A culmination of articles, conferences and an increasing amount of publicity about fitness prompted Sprague and Thoms to combine the health and fitness classes. Sprague said that a 1979 article describing a successful weight loss program for overweight children in the Billings, Mont., public schools has acted as a guideline. In addition, a fitness conference sponsored by the Virginia State Department of Education convinced Thoms of the importance of health and physical education.
During the first week of the new fitness program, the students must complete a physical fitness test, including measurement of height/weight, resting pulse, skinfold, and a mile run. These tests emphasize the relationship between health and physical activity and demonstrate that body measurements can be improved with appropriate physical activity.
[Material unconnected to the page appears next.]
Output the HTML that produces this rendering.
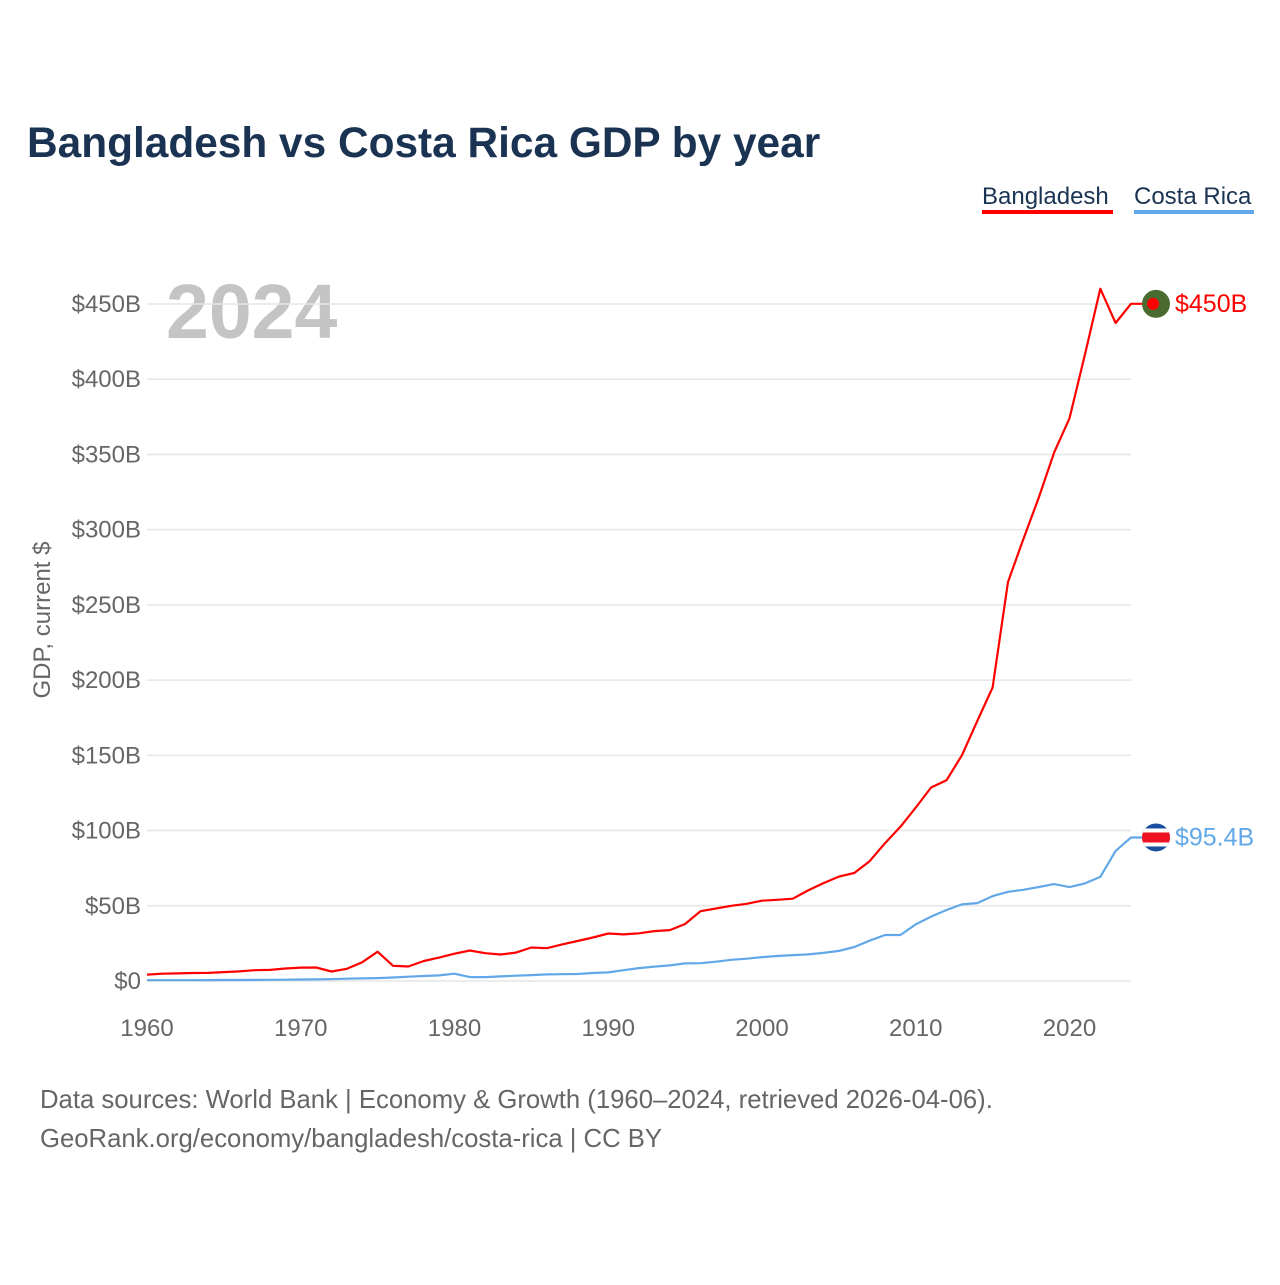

The results are mailed home, accompanied by each student's academic grade report, at the end of the first quarter. The students are again tested at the end of the second and fourth quarters, and the results are compared with the pretest data and mailed to parents.
The underlying philosophy throughout the program centers on five health-related topics (cardiovascular, strength, muscle endurance, flexibility and body fitness), six skill-related areas (agility, balance, coordination, power, reaction time and speed), and four concepts to prevent students from overtraining.
Students are encouraged to record and monitor their progress in cardiorespiratory functions (such as running), body composition (lean/fatness) and abdominal and low back-hamstring functions (such as stretching, sit-ups, and chin-ups).
While there has been no feedback from the parents, for the most part the students are pleased with the new course. "The class has made us more aware of bad habits like inadequate diet, lack of exercising, smoking and drinking," said Lachlan Leach, a 12-year-old seventh-grader. "Last year, we didn't do anything interesting in physical education class."
"There have been a wider variety of things to do," said Alex Simopoulos, another student. "We have been learning about our heart and cardiovascular fitness. We run two laps around the track, then stop and take our pulse."
But there has been criticism from the students, too. "I study all day, then I want to run or play soccer," said John Karro.